What the market does with that signal — and has always done with it — is price the risk and build alternatives. The alternatives start more expensive. Then learning curves run, competition arrives, and scale drives cost down. Eventually the alternative becomes cheaper than the original, and the chokepoint loses its leverage. This is how every major technology transition in history has worked. Coal to oil. Telegram to telephone. Mainframe to distributed computing.
"Chokepoints are the price of optimization. The bill comes due when disruption hits. The market's response, always, is to price the risk and build the bypass."
The rare earth diversification happening now — at Mountain Pass, in Texas, in Australia — is not charity or strategic patience. It is the market responding to a demonstrated vulnerability with capital. The LEO satellite internet buildout is not a government program. It is private capital building the bypass around an undersea cable network that was already showing fragility. The distributed energy transition — solar, storage, SMRs — is not solely climate policy. It is insurance against Hormuz.
What the Reader Can Do With This
Chokepoint risk is not abstract geopolitics. It shows up in your energy bill when tanker insurance spikes in the Gulf. It shows up in your car delivery wait time when Taiwanese chip fabs face shipping disruptions. It shows up in your grocery prices when Black Sea grain corridors close. The chokepoints described here affect every household, every business, and every government budget in the world.
The Arc of Access
Human progress has always required access — to energy, water, food, communication, and the materials that make technology possible. The great story of the last two centuries is that access has expanded dramatically and continuously. The great vulnerability of that expansion is that it was built through chokepoints: concentrated, centralized, optimized for efficiency rather than resilience.

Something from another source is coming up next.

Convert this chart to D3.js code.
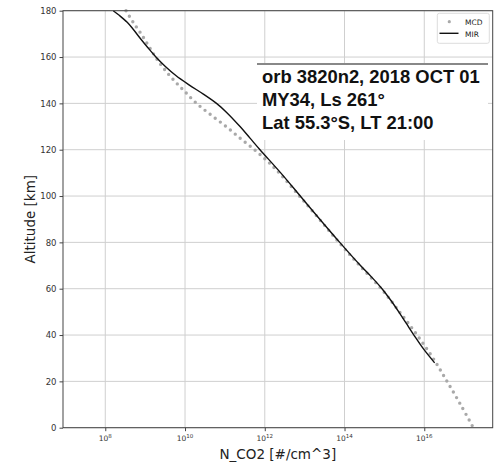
<!DOCTYPE html>
<html>
<head>
<meta charset="utf-8">
<script src="https://cdn.jsdelivr.net/npm/d3@7/dist/d3.min.js"></script>
<style>
  body { margin: 0; background: #fff; }
  svg text { font-family: "DejaVu Sans", sans-serif; }
  svg text.info { font-family: "Liberation Sans", Arial, sans-serif; font-weight: bold; }
</style>
</head>
<body>
<svg id="chart" width="494" height="464"></svg>
<script>
// altitude [km] and log10 of CO2 number density
var mcdAlt = [180, 175, 170, 165, 160, 155, 150, 145, 140, 135, 130, 125, 120, 115, 110, 100, 90, 80, 70, 60, 50, 40, 30, 20, 10, 0];
var mcdLogN = [8.52, 8.70, 8.90, 9.08, 9.26, 9.47, 9.72, 10.00, 10.29, 10.65, 11.03, 11.38, 11.74, 12.07, 12.36, 12.87, 13.37, 13.86, 14.38, 14.92, 15.38, 15.82, 16.22, 16.57, 16.91, 17.23];

var mirAlt = [180, 178, 175, 172, 168, 164, 160, 156, 152, 148, 144, 140, 136, 130, 125, 120, 110, 100, 90, 80, 70, 65, 60, 55, 50, 45, 40, 34, 28];
var mirLogN = [8.20, 8.35, 8.55, 8.70, 8.88, 9.07, 9.27, 9.50, 9.77, 10.10, 10.46, 10.79, 11.05, 11.38, 11.63, 11.88, 12.40, 12.89, 13.38, 13.88, 14.40, 14.68, 14.94, 15.16, 15.36, 15.55, 15.74, 15.98, 16.26];

var xTickExp = [8, 10, 12, 14, 16];
var yTicks = [0, 20, 40, 60, 80, 100, 120, 140, 160, 180];

var infoLines = ['orb 3820n2, 2018 OCT 01', 'MY34, Ls 261°', 'Lat 55.3°S, LT 21:00'];

var svg = d3.select('#chart');
var pLeft = 63, pRight = 492.7, pTop = 10.7, pBottom = 427.7;

var x = d3.scaleLog().domain([Math.pow(10, 6.94), Math.pow(10, 17.716)]).range([pLeft, pRight]);
var y = d3.scaleLinear().domain([0, 180]).range([pBottom, pTop]);

// grid
var grid = svg.append('g').attr('class', 'grid');
grid.selectAll('.gx').data(xTickExp).enter().append('line')
  .attr('x1', function (d) { return x(Math.pow(10, d)); })
  .attr('x2', function (d) { return x(Math.pow(10, d)); })
  .attr('y1', pTop).attr('y2', pBottom)
  .attr('stroke', '#cfcfcf').attr('stroke-width', 1);
grid.selectAll('.gy').data(yTicks).enter().append('line')
  .attr('y1', function (d) { return y(d); })
  .attr('y2', function (d) { return y(d); })
  .attr('x1', pLeft).attr('x2', pRight)
  .attr('stroke', '#cfcfcf').attr('stroke-width', 1);

// MCD (dotted) then MIR (solid)
var mcd = mcdAlt.map(function (a, i) { return { alt: a, n: Math.pow(10, mcdLogN[i]) }; });
var mir = mirAlt.map(function (a, i) { return { alt: a, n: Math.pow(10, mirLogN[i]) }; });

var line = d3.line()
  .x(function (d) { return x(d.n); })
  .y(function (d) { return y(d.alt); })
  .curve(d3.curveCatmullRom);

svg.append('path').datum(mcd)
  .attr('d', line)
  .attr('fill', 'none')
  .attr('stroke', '#a9a9a9')
  .attr('stroke-width', 3.4)
  .attr('stroke-linecap', 'round')
  .attr('stroke-dasharray', '0 6.4');

svg.append('path').datum(mir)
  .attr('d', line)
  .attr('fill', 'none')
  .attr('stroke', '#111')
  .attr('stroke-width', 1.4);

// axes
var xAxis = svg.append('g').attr('transform', 'translate(0,' + pBottom + ')')
  .call(d3.axisBottom(x).tickValues(xTickExp.map(function (e) { return Math.pow(10, e); })).tickSize(3.5).tickFormat(''));
var yAxis = svg.append('g').attr('transform', 'translate(' + pLeft + ',0)')
  .call(d3.axisLeft(y).tickValues(yTicks).tickSize(3.5).tickFormat(d3.format('d')));

[xAxis, yAxis].forEach(function (g) {
  g.select('.domain').remove();
  g.selectAll('.tick line').attr('stroke', '#444');
});
yAxis.selectAll('.tick text').attr('font-size', 8.5).attr('fill', '#333').attr('x', -6.5);

// x tick labels with superscript
xTickExp.forEach(function (e) {
  var t = svg.append('text')
    .attr('x', x(Math.pow(10, e)))
    .attr('y', 441)
    .attr('text-anchor', 'middle')
    .attr('font-size', 7.5)
    .attr('fill', '#333');
  t.append('tspan').text('10');
  t.append('tspan').attr('dy', -3).attr('font-size', 5.5).text(e);
});

// frame
svg.append('rect')
  .attr('x', pLeft).attr('y', pTop)
  .attr('width', pRight - pLeft).attr('height', pBottom - pTop)
  .attr('fill', 'none').attr('stroke', '#444').attr('stroke-width', 1);

// axis labels
svg.append('text')
  .attr('x', (pLeft + pRight) / 2).attr('y', 459)
  .attr('text-anchor', 'middle').attr('font-size', 13.5).attr('fill', '#222')
  .text('N_CO2 [#/cm^3]');
svg.append('text')
  .attr('transform', 'translate(35,' + ((pTop + pBottom) / 2) + ') rotate(-90)')
  .attr('text-anchor', 'middle').attr('font-size', 13.5).attr('fill', '#222')
  .text('Altitude [km]');

// info box
var info = svg.append('g');
info.append('rect').attr('x', 257).attr('y', 64).attr('width', 231).attr('height', 76).attr('fill', '#fff');
info.append('line').attr('x1', 257).attr('x2', 488).attr('y1', 64).attr('y2', 64)
  .attr('stroke', '#888').attr('stroke-width', 2);
info.selectAll('.info').data(infoLines).enter().append('text')
  .attr('class', 'info')
  .attr('x', 262)
  .attr('y', function (d, i) { return 83 + i * 23; })
  .attr('font-size', 18.4)
  .attr('fill', '#111')
  .text(function (d) { return d; });

// legend
var lg = svg.append('g');
lg.append('rect').attr('x', 437.3).attr('y', 13.3).attr('width', 52).attr('height', 30).attr('rx', 2)
  .attr('fill', '#fff').attr('stroke', '#ddd').attr('stroke-width', 1);
lg.append('circle').attr('cx', 449.3).attr('cy', 21.7).attr('r', 1.6).attr('fill', '#a9a9a9');
lg.append('line').attr('x1', 439.5).attr('x2', 458.5).attr('y1', 33.3).attr('y2', 33.3)
  .attr('stroke', '#111').attr('stroke-width', 1.4);
lg.append('text').attr('x', 465).attr('y', 24.5).attr('font-size', 7.5).attr('fill', '#222').text('MCD');
lg.append('text').attr('x', 465).attr('y', 36.5).attr('font-size', 7.5).attr('fill', '#222').text('MIR');
</script>
</body>
</html>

But Maslow tells us this is not a failure. It is a sequence. The physiological stage of any economy builds what it can, as fast as it can, through whatever path is most efficient. The safety stage then does what safety stages always do: it asks what happens when the path breaks — and builds the redundancy that answers that question.
The world's most advanced economies are doing Safety-stage work right now, on infrastructure that was built in a Physiological-stage world. Domestic rare earth processing. Onshored semiconductor fabs. LEO satellite internet. Distributed energy generation. Atmospheric water collection. These are not separate trends. They are a single, coherent signal: the global economy is ascending the Maslow hierarchy, one chokepoint bypass at a time.
The chokepoints are real. The bypasses are being built. The question for every business, every government, and every investor is the same: are you on the exposed side, or the resilient one?